(Egypt/USA, 108 min.)
Dir. Jehane Noujaim
Feat. Ahmed Hassan, Khalid Abdalla, Dina Abdulla, Magdy
Abomazen, Aida Elkashef,
“As long as there is a camera, the revolution will
continue,” says Ahmed Hassan, the chief revolutionary through whom the audience
sees the citizen revolution in Jehane Noujaim’s documentary The Square. The Square, which received an Oscar nomination for Best Documentary
Feature after nabbing the People’s Choice Award for Documentary at last year’s
Toronto International Film Festival, is documentary filmmaking in top form. Ahmed
champions the importance of the camera because he and his fellow revolutionaries
including actor Khalid Abdalla of The
Kite Runner fame, know that it is up to the citizens fighting for change to
tell the story. The revolution sees the ousting of both Egyptian President
Hosni Murubak and his successor Mohamed Morsi, but the citizens at the front
lines keep a diary of the events as they unfold so that those responsible can
be held accountable when order is restored.
The Square is digital democracy at its finest.
The film’s activist stance is matched by its compelling, character-driven pull and its involving thrust into the front lines of the story. The film lets the citizens at the thick of the revolutionary occupation of Tahrir Square in Cairo, Egypt in 2011 tell the story from a perspective that was largely glossed over in media coverage of this notable chapter of contemporary history. The Square thus largely succeeds as a piece of cinematic democracy as it provides first-hand accounts of the violence and aggressive tactics that were enforced upon civilians to curb their protest.
The Square covers
the events adequately within the frame of 108 minutes. (This engrossing film
moves quickly.) Noujaim grants the story enough context by letting the
revolutionaries speak to their cause, rather than by relying upon archival
footage and the like to create a mere factual summary. The Square is more a story about creating history than it is an
account of it.
Some images of The
Square are appropriately blunt and harrowing. Noujaim, however, carefully
balances the footage and honours both the fallen revolutionaries and those
continuing the fight. Footage of peaceful protests is matched with images of
riotous violence. News excerpts show Egyptian politicians legitimizing the
violence and saying that the military simply responded with necessary force,
but the eyewitnesses’ footage tells a different story. The Square is a product of how digital filmmaking has
revolutionized documentary form, for it essentially allows any willing participant
in the revolution at Tahrir Square to be cinematographer. The camera, in turn,
is an agent of democracy and activism itself, for it gives the revolutionaries
a voice with a global reach. The Square
shows the revolutionaries countering narratives of the mythmaking media with
first hand footage of the events in the square.

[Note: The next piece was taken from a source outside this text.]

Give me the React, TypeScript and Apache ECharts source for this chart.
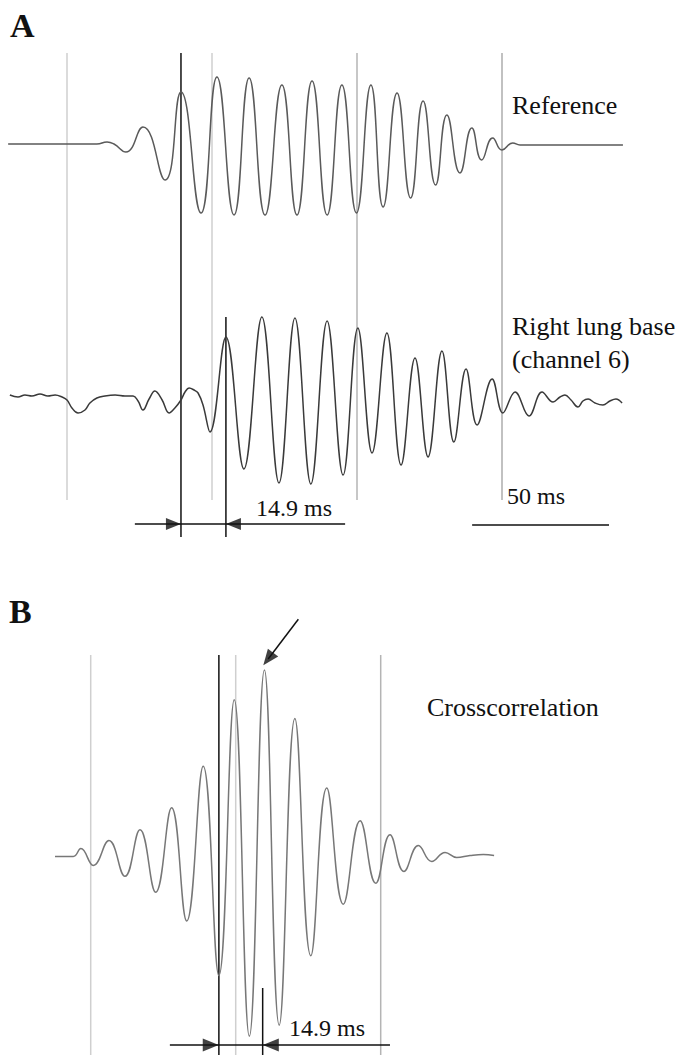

The intermingling of the personal and the political also
allows The Square to explore the
complexly interconnected relationship between religion and state in Egypt, as
the account notes how the revolutionaries’ struggled clashed with that of the
Muslim Brotherhood, especially when Morsi was elected into power following
Murubak’s departure. The film includes Magdy Abomazen, a revolutionary and
devotee of the Muslim Brotherhood, as one of its chief witnesses to history.
Magdy, however, changes sides as the revolution progresses and takes on a
religious element. The question of religion raises levels of sensitivity, yet The Square carefully elides
confrontation with religious values themselves; rather, Noujaim observes how
religion complicates and obfuscates matters as lines are drawn between allies and
fundamentalism warps the revolution in the eye of the media. The participatory
nature of The Square grants it
objectivity as many contributors have their own voice and point of view from
behind the camera.
The film is very much a worthy companion piece to last year’s
exemplary activist doc We Are Wisconsin (one of my picks for the best films of 2012), which chronicled the occupation of the Capitol Building of Madison,
Wisconsin in the face of Governor Scott Walker’s suggested reform. Like Wisconsin, The Square has the energy and conviction of a film created in the throes
of history as it happens. It’s a collaborative call for democratic freedom and
a collective fight for human rights. It’s a film of the moment made in the
moment, and its relevance couldn’t be felt more clearly.
The Square is harrowing
and convincing thanks not only to the authenticity of the images captured by
the revolutionaries, but also for the conviction and perseverance that the
subjects bring to their struggle. The film follows the revolutionaries through
two years of revolution and it leaves the revolution not far from where it
began. Little has changed, as Ahmed and his peers note that corruption and
violence is more prevalent than ever and that the revolution simply replaced
one crooked President with another.
There is, however, a note of optimism that rings throughout
the film. It’s apparent in the evocative graffiti and street art that one
glimpses throughout the film. The images appear with more colours and more
passion, and more importantly, they appear in greater frequency as the
revolution evolves. The art, matched with the fervent voices that narrate the
story, show a spirit that cannot be broken. The
Square shows that the revolution is ongoing and it invites more voices to
join the fight.
Rating: ★★★★ (out of ★★★★★)
The Square is now available on Netflix and in select theatres.